* [DATASET EXCERPT]:
====

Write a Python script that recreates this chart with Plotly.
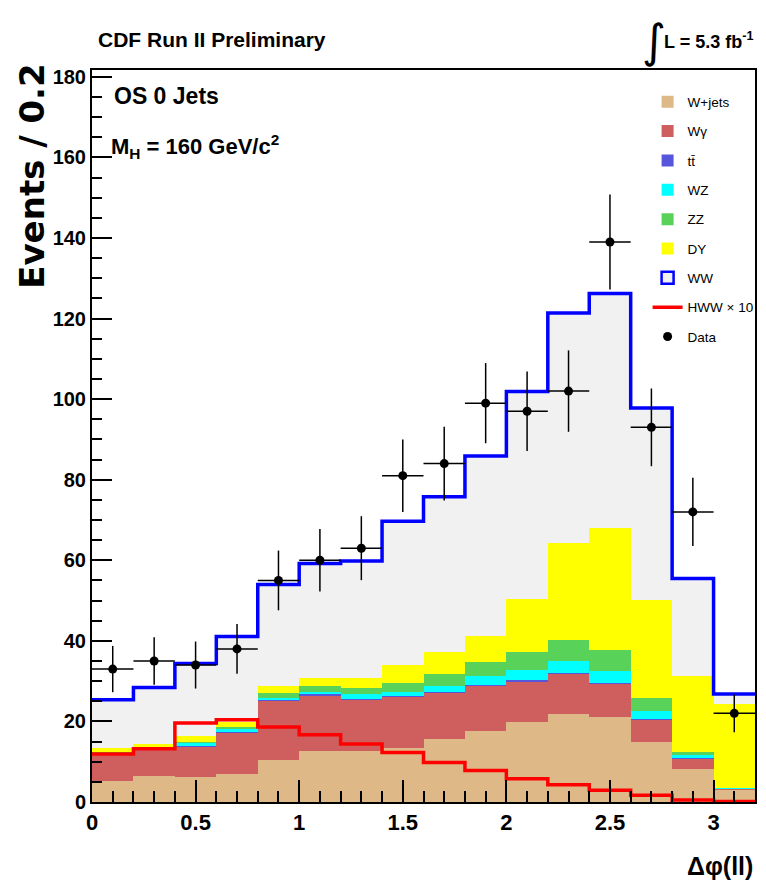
import numpy as np
import plotly.graph_objects as go

# Delta-phi(ll) binning: 16 bins of width 0.2
edges = np.round(np.arange(0.0, 3.2001, 0.2), 2)
centers = np.round((edges[:-1] + edges[1:]) / 2, 2)

# Background expectations per bin (stacked, bottom to top)
wjets  = [5.3, 6.4, 6.1, 6.9, 10.4, 12.7, 12.7, 13.3, 15.6, 17.7, 19.8, 21.8, 21.1, 14.8, 8.3, 3.1]
wgamma = [6.9, 7.0, 7.6, 10.4, 14.8, 13.8, 12.7, 12.9, 11.5, 11.2, 10.2, 10.0, 8.2, 5.6, 2.5, 0.2]
ttbar  = [0.1, 0.1, 0.1, 0.1, 0.2, 0.2, 0.2, 0.2, 0.2, 0.2, 0.3, 0.3, 0.3, 0.3, 0.2, 0.1]
wz     = [0.1, 0.1, 0.9, 0.9, 0.4, 0.6, 1.1, 1.0, 1.5, 2.2, 2.5, 2.9, 2.9, 2.0, 0.7, 0.1]
zz     = [0.1, 0.1, 0.3, 0.3, 1.3, 1.5, 1.5, 2.2, 3.0, 3.5, 4.5, 5.2, 5.2, 3.0, 0.6, 0.1]
dy     = [0.8, 0.8, 1.3, 1.2, 1.7, 2.0, 2.5, 4.4, 5.4, 6.3, 13.0, 24.0, 30.2, 24.4, 19.0, 20.8]
ww     = [12.1, 13.9, 18.1, 21.3, 25.2, 28.4, 29.1, 35.7, 38.6, 44.8, 51.6, 57.2, 58.3, 47.7, 24.2, 2.4]

# Higgs signal (mH = 160) scaled by 10, and observed data
hww_x10 = [11.9, 13.2, 19.6, 20.4, 18.6, 16.7, 14.4, 12.3, 9.8, 7.8, 5.8, 4.3, 2.9, 1.7, 0.5, 0.1]
data    = [33, 35, 34, 38, 55, 60, 63, 81, 84, 99, 97, 102, 139, 93, 72, 22]

stack = [
    ("W+jets", wjets,  "#DEB887"),
    ("Wγ",     wgamma, "#CF5F5F"),
    ("tt\u0304", ttbar, "#5656DC"),
    ("WZ",     wz,     "#00FFFF"),
    ("ZZ",     zz,     "#58D258"),
    ("DY",     dy,     "#FFFF00"),
]
ww_fill = "#F1F1F1"
ww_line = "#0000FF"

SANS = "Liberation Sans, Arial, Helvetica, sans-serif"
WIDE = "DejaVu Sans, Verdana, sans-serif"

fig = go.Figure()

rank = 1
for name, vals, col in stack:
    fig.add_trace(go.Bar(
        x=centers, y=vals, width=0.2, name=name,
        marker=dict(color=col, line=dict(width=0)),
        legendgroup=name, legendrank=rank, hoverinfo="skip",
    ))
    rank += 1

# WW fill on top of the stack
fig.add_trace(go.Bar(
    x=centers, y=ww, width=0.2, name="WW", showlegend=False,
    marker=dict(color=ww_fill, line=dict(width=0)), hoverinfo="skip",
))
# legend key for WW: grey box with blue frame
fig.add_trace(go.Bar(
    x=[None], y=[None], name="WW", legendgroup="WW", legendrank=rank,
    marker=dict(color=ww_fill, line=dict(color=ww_line, width=2.5)),
))
rank += 1

total = np.sum([wjets, wgamma, ttbar, wz, zz, dy, ww], axis=0)

# Signal x10 as a step outline
fig.add_trace(go.Scatter(
    x=edges, y=list(hww_x10) + [hww_x10[-1]], mode="lines", line_shape="hv",
    line=dict(color="#FF0000", width=3.5), name="HWW × 10",
    legendgroup="HWW", legendrank=rank, hoverinfo="skip",
))
rank += 1

# Total expectation outline
fig.add_trace(go.Scatter(
    x=edges, y=list(total) + [total[-1]], mode="lines", line_shape="hv",
    line=dict(color=ww_line, width=3.5), showlegend=False, hoverinfo="skip",
))

# Observed data with Poisson errors
fig.add_trace(go.Scatter(
    x=centers, y=data, mode="markers", name="Data",
    marker=dict(color="black", size=9),
    error_y=dict(type="data", array=np.sqrt(data), color="black", thickness=1.5, width=0),
    error_x=dict(type="data", array=[0.1] * len(data), color="black", thickness=1.5, width=0),
    legendgroup="Data", legendrank=rank,
))

axis_common = dict(
    showline=True, linecolor="black", linewidth=2, mirror=True,
    ticks="inside", tickcolor="black", tickwidth=1.5,
    showgrid=False, zeroline=False,
)

fig.update_layout(
    width=766, height=894,
    margin=dict(l=92, r=11, t=70, b=92, autoexpand=False),
    paper_bgcolor="white", plot_bgcolor="white",
    barmode="stack", bargap=0,
    showlegend=True,
    legend=dict(
        x=0.838, y=0.9775, xanchor="left", yanchor="top",
        bgcolor="rgba(0,0,0,0)", borderwidth=0,
        font=dict(family=SANS, size=13.5, color="black"),
        traceorder="grouped", tracegroupgap=8.8, itemwidth=30,
    ),
    xaxis=dict(range=[0, 3.2], tickvals=[0, 0.5, 1, 1.5, 2, 2.5, 3],
               ticktext=["0", "0.5", "1", "1.5", "2", "2.5", "3"], ticklen=22,
               tickfont=dict(family=SANS, size=22, color="black", weight="bold"),
               minor=dict(dtick=0.1, ticklen=11, ticks="inside", tickcolor="black", tickwidth=1.5),
               **axis_common),
    yaxis=dict(range=[0, 181.7], tickvals=list(range(0, 181, 20)), ticklen=20,
               tickfont=dict(family=SANS, size=20, color="black", weight="bold"),
               minor=dict(dtick=5, ticklen=10, ticks="inside", tickcolor="black", tickwidth=1.5),
               **axis_common),
)

ann = [
    dict(text="CDF Run II Preliminary", x=0.006, y=1.041, xanchor="left", yanchor="middle",
         font=dict(family=SANS, size=21, color="black", weight="bold")),
    dict(text="∫", x=0.847, y=1.04, xanchor="center", yanchor="middle",
         font=dict(family=WIDE, size=46, color="black")),
    dict(text="L = 5.3 fb<sup>-1</sup>", x=1.0, y=1.04, xanchor="right", yanchor="middle",
         font=dict(family=SANS, size=18, color="black", weight="bold")),
    dict(text="OS 0 Jets", x=0.03, y=0.9645, xanchor="left", yanchor="middle",
         font=dict(family=SANS, size=23, color="black", weight="bold")),
    dict(text="M<sub>H</sub> = 160 GeV/c<sup>2</sup>", x=0.025, y=0.896, xanchor="left", yanchor="middle",
         font=dict(family=SANS, size=22, color="black", weight="bold")),
    dict(text="Events / 0.2", x=-0.09, y=1.011, xanchor="center", yanchor="top", textangle=-90,
         font=dict(family=WIDE, size=34, color="black", weight="bold")),
    dict(text="Δφ(ll)", x=1.0, y=-0.087, xanchor="right", yanchor="middle",
         font=dict(family=SANS, size=25, color="black", weight="bold")),
]
for a in ann:
    a.update(xref="paper", yref="paper", showarrow=False)
fig.update_layout(annotations=ann)

fig.write_html("out.html")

====

* [EXERCISE]: Copy the listing word for word, excluding its pictures.

* [RESULT OF THIS EXERCISE]:
Write a Python script that recreates this chart with Plotly.
import numpy as np
import plotly.graph_objects as go

# Delta-phi(ll) binning: 16 bins of width 0.2
edges = np.round(np.arange(0.0, 3.2001, 0.2), 2)
centers = np.round((edges[:-1] + edges[1:]) / 2, 2)

# Background expectations per bin (stacked, bottom to top)
wjets  = [5.3, 6.4, 6.1, 6.9, 10.4, 12.7, 12.7, 13.3, 15.6, 17.7, 19.8, 21.8, 21.1, 14.8, 8.3, 3.1]
wgamma = [6.9, 7.0, 7.6, 10.4, 14.8, 13.8, 12.7, 12.9, 11.5, 11.2, 10.2, 10.0, 8.2, 5.6, 2.5, 0.2]
ttbar  = [0.1, 0.1, 0.1, 0.1, 0.2, 0.2, 0.2, 0.2, 0.2, 0.2, 0.3, 0.3, 0.3, 0.3, 0.2, 0.1]
wz     = [0.1, 0.1, 0.9, 0.9, 0.4, 0.6, 1.1, 1.0, 1.5, 2.2, 2.5, 2.9, 2.9, 2.0, 0.7, 0.1]
zz     = [0.1, 0.1, 0.3, 0.3, 1.3, 1.5, 1.5, 2.2, 3.0, 3.5, 4.5, 5.2, 5.2, 3.0, 0.6, 0.1]
dy     = [0.8, 0.8, 1.3, 1.2, 1.7, 2.0, 2.5, 4.4, 5.4, 6.3, 13.0, 24.0, 30.2, 24.4, 19.0, 20.8]
ww     = [12.1, 13.9, 18.1, 21.3, 25.2, 28.4, 29.1, 35.7, 38.6, 44.8, 51.6, 57.2, 58.3, 47.7, 24.2, 2.4]

# Higgs signal (mH = 160) scaled by 10, and observed data
hww_x10 = [11.9, 13.2, 19.6, 20.4, 18.6, 16.7, 14.4, 12.3, 9.8, 7.8, 5.8, 4.3, 2.9, 1.7, 0.5, 0.1]
data    = [33, 35, 34, 38, 55, 60, 63, 81, 84, 99, 97, 102, 139, 93, 72, 22]

stack = [
    ("W+jets", wjets,  "#DEB887"),
    ("Wγ",     wgamma, "#CF5F5F"),
    ("tt\u0304", ttbar, "#5656DC"),
    ("WZ",     wz,     "#00FFFF"),
    ("ZZ",     zz,     "#58D258"),
    ("DY",     dy,     "#FFFF00"),
]
ww_fill = "#F1F1F1"
ww_line = "#0000FF"

SANS = "Liberation Sans, Arial, Helvetica, sans-serif"
WIDE = "DejaVu Sans, Verdana, sans-serif"

fig = go.Figure()

rank = 1
for name, vals, col in stack:
    fig.add_trace(go.Bar(
        x=centers, y=vals, width=0.2, name=name,
        marker=dict(color=col, line=dict(width=0)),
        legendgroup=name, legendrank=rank, hoverinfo="skip",
    ))
    rank += 1

# WW fill on top of the stack
fig.add_trace(go.Bar(
    x=centers, y=ww, width=0.2, name="WW", showlegend=False,
    marker=dict(color=ww_fill, line=dict(width=0)), hoverinfo="skip",
))
# legend key for WW: grey box with blue frame
fig.add_trace(go.Bar(
    x=[None], y=[None], name="WW", legendgroup="WW", legendrank=rank,
    marker=dict(color=ww_fill, line=dict(color=ww_line, width=2.5)),
))
rank += 1

total = np.sum([wjets, wgamma, ttbar, wz, zz, dy, ww], axis=0)

# Signal x10 as a step outline
fig.add_trace(go.Scatter(
    x=edges, y=list(hww_x10) + [hww_x10[-1]], mode="lines", line_shape="hv",
    line=dict(color="#FF0000", width=3.5), name="HWW × 10",
    legendgroup="HWW", legendrank=rank, hoverinfo="skip",
))
rank += 1

# Total expectation outline
fig.add_trace(go.Scatter(
    x=edges, y=list(total) + [total[-1]], mode="lines", line_shape="hv",
    line=dict(color=ww_line, width=3.5), showlegend=False, hoverinfo="skip",
))

# Observed data with Poisson errors
fig.add_trace(go.Scatter(
    x=centers, y=data, mode="markers", name="Data",
    marker=dict(color="black", size=9),
    error_y=dict(type="data", array=np.sqrt(data), color="black", thickness=1.5, width=0),
    error_x=dict(type="data", array=[0.1] * len(data), color="black", thickness=1.5, width=0),
    legendgroup="Data", legendrank=rank,
))

axis_common = dict(
    showline=True, linecolor="black", linewidth=2, mirror=True,
    ticks="inside", tickcolor="black", tickwidth=1.5,
    showgrid=False, zeroline=False,
)

fig.update_layout(
    width=766, height=894,
    margin=dict(l=92, r=11, t=70, b=92, autoexpand=False),
    paper_bgcolor="white", plot_bgcolor="white",
    barmode="stack", bargap=0,
    showlegend=True,
    legend=dict(
        x=0.838, y=0.9775, xanchor="left", yanchor="top",
        bgcolor="rgba(0,0,0,0)", borderwidth=0,
        font=dict(family=SANS, size=13.5, color="black"),
        traceorder="grouped", tracegroupgap=8.8, itemwidth=30,
    ),
    xaxis=dict(range=[0, 3.2], tickvals=[0, 0.5, 1, 1.5, 2, 2.5, 3],
               ticktext=["0", "0.5", "1", "1.5", "2", "2.5", "3"], ticklen=22,
               tickfont=dict(family=SANS, size=22, color="black", weight="bold"),
               minor=dict(dtick=0.1, ticklen=11, ticks="inside", tickcolor="black", tickwidth=1.5),
               **axis_common),
    yaxis=dict(range=[0, 181.7], tickvals=list(range(0, 181, 20)), ticklen=20,
               tickfont=dict(family=SANS, size=20, color="black", weight="bold"),
               minor=dict(dtick=5, ticklen=10, ticks="inside", tickcolor="black", tickwidth=1.5),
               **axis_common),
)

ann = [
    dict(text="CDF Run II Preliminary", x=0.006, y=1.041, xanchor="left", yanchor="middle",
         font=dict(family=SANS, size=21, color="black", weight="bold")),
    dict(text="∫", x=0.847, y=1.04, xanchor="center", yanchor="middle",
         font=dict(family=WIDE, size=46, color="black")),
    dict(text="L = 5.3 fb<sup>-1</sup>", x=1.0, y=1.04, xanchor="right", yanchor="middle",
         font=dict(family=SANS, size=18, color="black", weight="bold")),
    dict(text="OS 0 Jets", x=0.03, y=0.9645, xanchor="left", yanchor="middle",
         font=dict(family=SANS, size=23, color="black", weight="bold")),
    dict(text="M<sub>H</sub> = 160 GeV/c<sup>2</sup>", x=0.025, y=0.896, xanchor="left", yanchor="middle",
         font=dict(family=SANS, size=22, color="black", weight="bold")),
    dict(text="Events / 0.2", x=-0.09, y=1.011, xanchor="center", yanchor="top", textangle=-90,
         font=dict(family=WIDE, size=34, color="black", weight="bold")),
    dict(text="Δφ(ll)", x=1.0, y=-0.087, xanchor="right", yanchor="middle",
         font=dict(family=SANS, size=25, color="black", weight="bold")),
]
for a in ann:
    a.update(xref="paper", yref="paper", showarrow=False)
fig.update_layout(annotations=ann)

fig.write_html("out.html")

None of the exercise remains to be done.